Я бы преувеличила, если бы сказала, что Витя Клишко послужил прообразом моего Семы Альтшулера в «Мужестве». Сема рождался постепенно, под воздействием многих встреч и наблюдений, а писала я его свободно и радостно, без оглядки на прообразы, как-то «само собой». Но маленький, бровастый и глазастый Витя с его душевной мудростью и щедростью дал первый толчок длительной работе воображения и всегда маячил где-то неподалеку от Семы. Я это поняла, пожалуй, много поздней, лет десять назад, когда побывала в Петрозаводске и пришла в гости к старому приятелю, и из-под седеющих густых бровей на меня лукаво глянули все те же глаза-буравчики, излучающие энергию, доброту, насмешливость, жажду деятельности… Мне не нужно было заново присматриваться к нему, я все узнавала — шире и полней, чем в юности.
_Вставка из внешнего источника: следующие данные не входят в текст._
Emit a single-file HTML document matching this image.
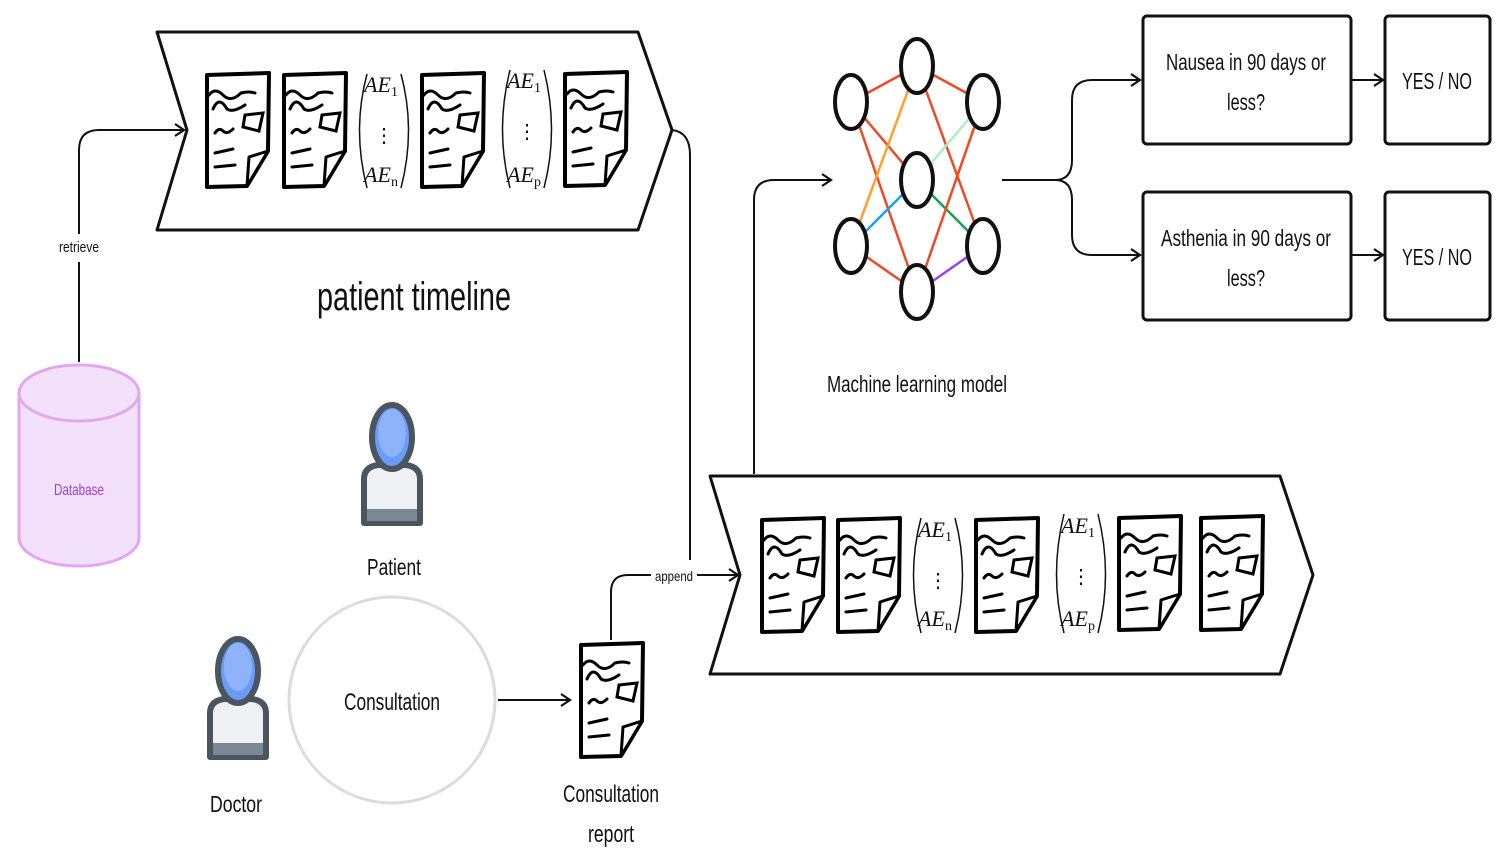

Витя Клишко был первым в моей жизни редактором. Когда я призналась ему, что меня тянет писать, он тут же со свойственной ему щедростью души зачислил меня в «актив» своей еженедельной молодежной страницы, поделился мечтой об издании самостоятельной комсомольской газеты и затем обращался со мною как со своим журналистским собратом. «Вот увидишь, мы добьемся газеты! — говорил он восторженно. — Мы с тобой такую газету сделаем!»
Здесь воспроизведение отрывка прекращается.